In consequence it came about that Donald joined Thornton at the large Boston warehouse. The store was not new to the boy, for he had often been there with his father; but to Thornton this part of the wool business was as novel as the first glimpses of ranching had been to Donald. The high building of yellow brick with floor after floor of hurrying men, the offices noisy with the hum of typewriters, the ring of telephones, the comings and goings of messenger-boys and mail-carriers—all this little universe of rush and confusion was an untried world to Thornton. Its strangeness dazed him.
Mr. Clark promptly placed him in the accounting department, but to his surprise Thornton foundered there helplessly. It was one thing to keep books amid the quiet and leisure of Crescent Ranch, and quite another to struggle with columns of figures in the riot of modern business surroundings. At the end of three days the Westerner looked gray and tired, and had accomplished nothing.
"I don't know what I am going to do with him, Don," announced Mr. Clark, much troubled. "I have brought him here from Idaho, and of course I am bound to look out for him; yet there does not seem to be an earthly thing he can do. My plan was to set him to keeping books in Cook's place, and send Cook out to Crescent Ranch to help Sandy. Sandy, you know, cannot handle accounts. Poor lad—he had little opportunity for schooling in his youth, and the financial side of his work is his one weak spot. He realizes this himself, and it was only on the condition that I send him an assistant that he would undertake the management of the ranch at all. I expected, as I say, that Cook would go; evidently, however, Thornton is not going to be able to fill his place. What shall I do with Thornton, Don? We must find a niche for him somehow."
Donald reflected a moment.
"Had you thought, father, of trying him up-stairs?" he asked.
"No, I hadn't. We need a foreman up there, but I had not considered Thornton for the position. That is a happy inspiration, son. We will give him a try. He may make good yet."
Accordingly Thornton was sent to the upper floors of the warehouse, where the wool was stored. Here were great piles of loose wool reaching from floor to ceiling. Some piles contained only the finest wool; other piles that which was next-best in quality; still other piles were made up of the coarser varieties. There were piles of scoured wool, piles of South American and Australian wool—wool, wool, wool everywhere!
With keen interest Thornton looked about him. He wandered from one vast pyramid of fleeces to another, catching up handfuls of the different varieties and examining them. Then he walked to where the men were busy opening the first spring shipments of wool from Crescent Ranch.
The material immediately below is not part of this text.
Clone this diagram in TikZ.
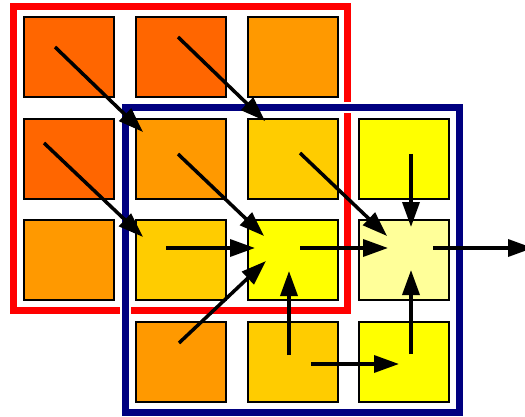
\documentclass[tikz,border=0pt]{standalone}
\usetikzlibrary{arrows.meta}
\definecolor{cA}{HTML}{FF6600}
\definecolor{cB}{HTML}{FF9900}
\definecolor{cC}{HTML}{FFCC00}
\definecolor{cD}{HTML}{FFFF00}
\definecolor{cE}{HTML}{FFFF99}
\definecolor{frameblue}{HTML}{000080}
\begin{document}
\begin{tikzpicture}[x=1pt,y=-1pt,
  cell/.style={draw=black,line width=2pt,minimum width=90pt,minimum height=80pt,inner sep=0pt},
  arr/.style={line width=3.5pt,-{Triangle[length=25pt,width=17pt]}},
  redframe/.style={draw=red,line width=7pt},
  blueframe/.style={draw=frameblue,line width=7pt},
  casing/.style={draw=white,line width=11pt}]
\useasboundingbox (0,0) rectangle (525,417);
% cells
\node[cell,fill=cA] (n11) at (69,57) {};
\node[cell,fill=cA] (n21) at (181,57) {};
\node[cell,fill=cB] (n31) at (292.5,57) {};
\node[cell,fill=cA] (n12) at (69,159) {};
\node[cell,fill=cB] (n22) at (181,159) {};
\node[cell,fill=cC] (n32) at (292.5,159) {};
\node[cell,fill=cD] (n42) at (403.5,159) {};
\node[cell,fill=cB] (n13) at (69,260) {};
\node[cell,fill=cC] (n23) at (181,260) {};
\node[cell,fill=cD] (n33) at (292.5,260) {};
\node[cell,fill=cE] (n43) at (403.5,260) {};
\node[cell,fill=cB] (n24) at (181,362) {};
\node[cell,fill=cC] (n34) at (292.5,362) {};
\node[cell,fill=cD] (n44) at (403.5,362) {};
% frames
\draw[redframe] (13,6.5) rectangle (347,310);
\draw[casing] (125,108) rectangle (459,412);
\draw[blueframe] (125,108) rectangle (459,412);
% arrow end points
\coordinate (s1) at (55,47);   \coordinate (t1) at (143,132);
\coordinate (s2) at (178,37);  \coordinate (t2) at (265,121);
\coordinate (s3) at (44,143);  \coordinate (t3) at (143,237);
\coordinate (s4) at (178,154); \coordinate (t4) at (264,236);
\coordinate (s5) at (300,153); \coordinate (t5) at (387,236);
\coordinate (s6) at (411,154); \coordinate (t6) at (411,227);
\coordinate (s7) at (166,248); \coordinate (t7) at (255,248);
\coordinate (s8) at (179,343); \coordinate (t8) at (266,261);
\coordinate (s9) at (300,248); \coordinate (t9) at (388,248);
\coordinate (s10) at (289,355); \coordinate (t10) at (289,271);
\coordinate (s11) at (311,364); \coordinate (t11) at (399,364);
\coordinate (s12) at (411,354); \coordinate (t12) at (411,270);
\coordinate (s13) at (433,248); \coordinate (t13) at (533,248);
\foreach \i in {1,...,13} { \draw[arr] (s\i) -- (t\i); }
\end{tikzpicture}
\end{document}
The wool was emptied from the sacks onto the floor in great heaps, and crews of men—skilled in judging the fiber—set to work to sort it, separating the different qualities into piles. Donald, who was looking on, saw a smile pass over Thornton's face—the first smile that had brightened it in days. Then, almost instinctively, the ranchman rolled up his sleeves and began to grade wool with the other men. He worked rapidly, for he was thoroughly familiar with what he was doing.
The next day when Donald went up-stairs he found Thornton directing a lot of green hands who were packing the sorted, or graded wool, in bags. Later in the week it chanced that the man who weighed the wool fell ill and the Westerner took his place at the scales, seeing that the sacks of wool were correctly weighed and recorded, that they were sewed up strongly, and marked for shipping.
Gradually the men, recognizing Thornton's ability, began to defer to his judgment. The month was not out before Clark & Sons began to wonder what they had done before Thornton came. So familiar did he make himself with the stock that even Mr. Clark sent for and consulted him about orders and shipments.